I wholeheartedly agree, and that is exactly the point that I was making.
Research from the Stroke Association shows that the NHS faces £1,300 of additional pressure for each person like Garry who does not receive life-after-stroke care, due to avoidable secondary strokes and other health complications. It is an injustice for stroke survivors who are suffering longer than they need to, for the taxpayer who could be paying less, and for the friends and families who often have no choice but to become unpaid carers to support stroke survivors, as my mum did for my dad after he suffered a stroke.
Unpaid carers currently bear 62% of the cost of prevalent strokes, with the NHS and social care bearing only a distant 9% and 22% respectively. Unpaid carers do a remarkable, important and often invisible job, and the Government must ensure they have access to the support that they need, including paid carer’s leave and a statutory guarantee of regular respite breaks.
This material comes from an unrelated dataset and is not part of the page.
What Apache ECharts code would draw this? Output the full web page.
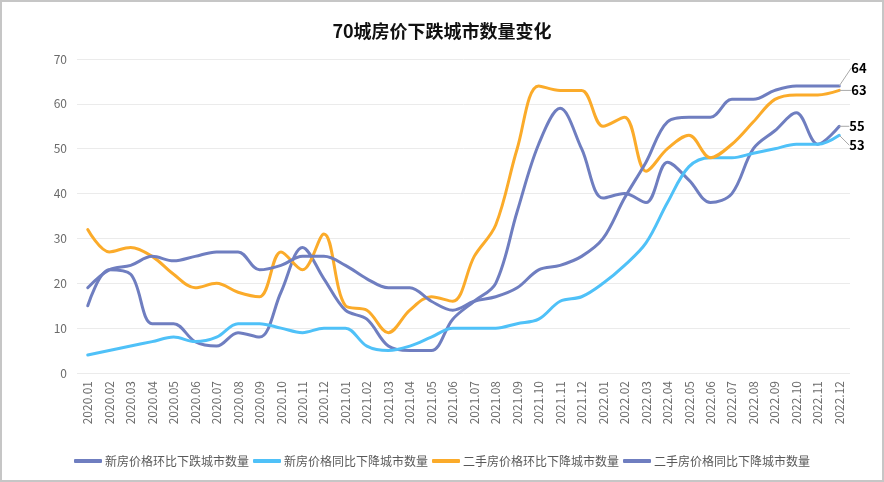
<!DOCTYPE html>
<html>
<head>
<meta charset="utf-8">
<script src="https://cdn.jsdelivr.net/npm/echarts@6/dist/echarts.min.js"></script>
<style>
html,body{margin:0;padding:0;background:#fff;}
#wrap{width:884px;height:482px;box-sizing:border-box;border:2px solid #c6c6c6;}
#chart{width:880px;height:478px;}
</style>
</head>
<body>
<div id="wrap"><div id="chart"></div></div>
<script>
var categories = ['2020.01','2020.02','2020.03','2020.04','2020.05','2020.06','2020.07','2020.08','2020.09','2020.10','2020.11','2020.12',
'2021.01','2021.02','2021.03','2021.04','2021.05','2021.06','2021.07','2021.08','2021.09','2021.10','2021.11','2021.12',
'2022.01','2022.02','2022.03','2022.04','2022.05','2022.06','2022.07','2022.08','2022.09','2022.10','2022.11','2022.12'];
var seriesNames = ['新房价格环比下跌城市数量','新房价格同比下降城市数量','二手房价格环比下降城市数量','二手房价格同比下降城市数量'];
var newMoM = [15,23,22,11,11,7,6,9,8,18,28,21,14,12,6,5,5,12,16,20,36,51,59,50,39,40,38,47,43,38,40,50,54,58,51,55];
var newYoY = [4,5,6,7,8,7,8,11,11,10,9,10,10,6,5,6,8,10,10,10,11,12,16,17,20,24,29,38,46,48,48,49,50,51,51,53];
var usedMoM = [32,27,28,26,22,19,20,18,17,27,23,31,15,14,9,14,17,16,26,33,50,64,63,63,55,57,45,50,53,48,51,56,61,62,62,63];
var usedYoY = [19,23,24,26,25,26,27,27,23,24,26,26,24,21,19,19,16,14,16,17,19,23,24,26,30,39,47,56,57,57,61,61,63,64,64,64];
var colors = ['#6f7ec0','#4fc1f8','#fbab2a','#6f7ec0'];
var labelShift = [[4,0],[4,10],[6,0],[6,-18]];

function build(values){
  var last = values.length - 1;
  return values.map(function(v, i){
    if (i === last) {
      return {value: v, label: {show: true}};
    }
    return v;
  });
}
var allValues = [newMoM, newYoY, usedMoM, usedYoY];
var series = allValues.map(function(vals, k){
  return {
    name: seriesNames[k],
    type: 'line',
    smooth: 0.35,
    symbol: 'circle',
    symbolSize: 0.1,
    showSymbol: true,
    data: build(vals),
    z: k === 3 ? 3 : 2,
    lineStyle: {width: 3, color: colors[k], cap: 'round'},
    itemStyle: {color: colors[k]},
    label: {show: false, position: 'right', distance: 6, color: '#000', fontWeight: 'bold', fontSize: 13, fontFamily: 'Noto Sans CJK SC'},
    labelLine: {show: true, lineStyle: {color: '#a8a8a8', width: 1}},
    labelLayout: {dx: labelShift[k][0], dy: labelShift[k][1]}
  };
});

var chart = echarts.init(document.getElementById('chart'));
chart.setOption({
  animation: false,
  color: colors,
  textStyle: {fontFamily: 'Noto Sans CJK SC'},
  title: {
    text: '70城房价下跌城市数量变化',
    left: 'center',
    top: 15,
    textStyle: {fontSize: 18, fontWeight: 'bold', color: '#111', fontFamily: 'Noto Sans CJK SC'}
  },
  legend: {
    bottom: 8,
    left: 'center',
    itemGap: 4,
    itemWidth: 28,
    itemHeight: 4,
    icon: 'roundRect',
    textStyle: {fontSize: 12, color: '#595959', padding: [0,0,0,-2]},
    data: seriesNames
  },
  grid: {left: 75, right: 32, top: 57, bottom: 107},
  xAxis: {
    type: 'category',
    data: categories,
    boundaryGap: true,
    axisLine: {show: false},
    axisTick: {show: false},
    axisLabel: {rotate: 90, color: '#6b6b6b', fontSize: 12, margin: 8, interval: 0}
  },
  yAxis: {
    type: 'value',
    min: 0, max: 70, interval: 10,
    axisLine: {show: false},
    axisTick: {show: false},
    axisLabel: {color: '#6b6b6b', fontSize: 12, margin: 10},
    splitLine: {lineStyle: {color: '#ebebeb', width: 1}}
  },
  series: series
});
</script>
</body>
</html>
There are not many easy answers when it comes to stroke. Constituents across Glastonbury and Somerton have written to me almost every month since my re-election because they are concerned about the closure of Yeovil district hospital hyper-acute services. It is right that steps are being taken to address the fact that 60% of people who arrive at hospitals do not get into a stroke unit quickly enough, so services are being reconfigured to provide patients with cutting-edge care in Dorchester or Taunton.
By concentrating hyper-acute services, wards can process patients more quickly, which is so important when caring for patients suffering from a stroke. After critical care has been provided, patients will be moved back to services closer to their home, such as Yeovil, so that family and friends will be able to visit their loved ones there rather than in critical care further away. I can understand why people are scared of potentially having to travel further in an emergency when response times are so poor. In fact, with an average response time of 42 minutes and 50 seconds, people in Somerset wait longer for an ambulance than anywhere else in England. For every minute a stroke is left untreated, nearly 2 million brain cells die, so fast ambulance response times are necessary for getting stroke patients lifesaving, disability-reducing treatments in time.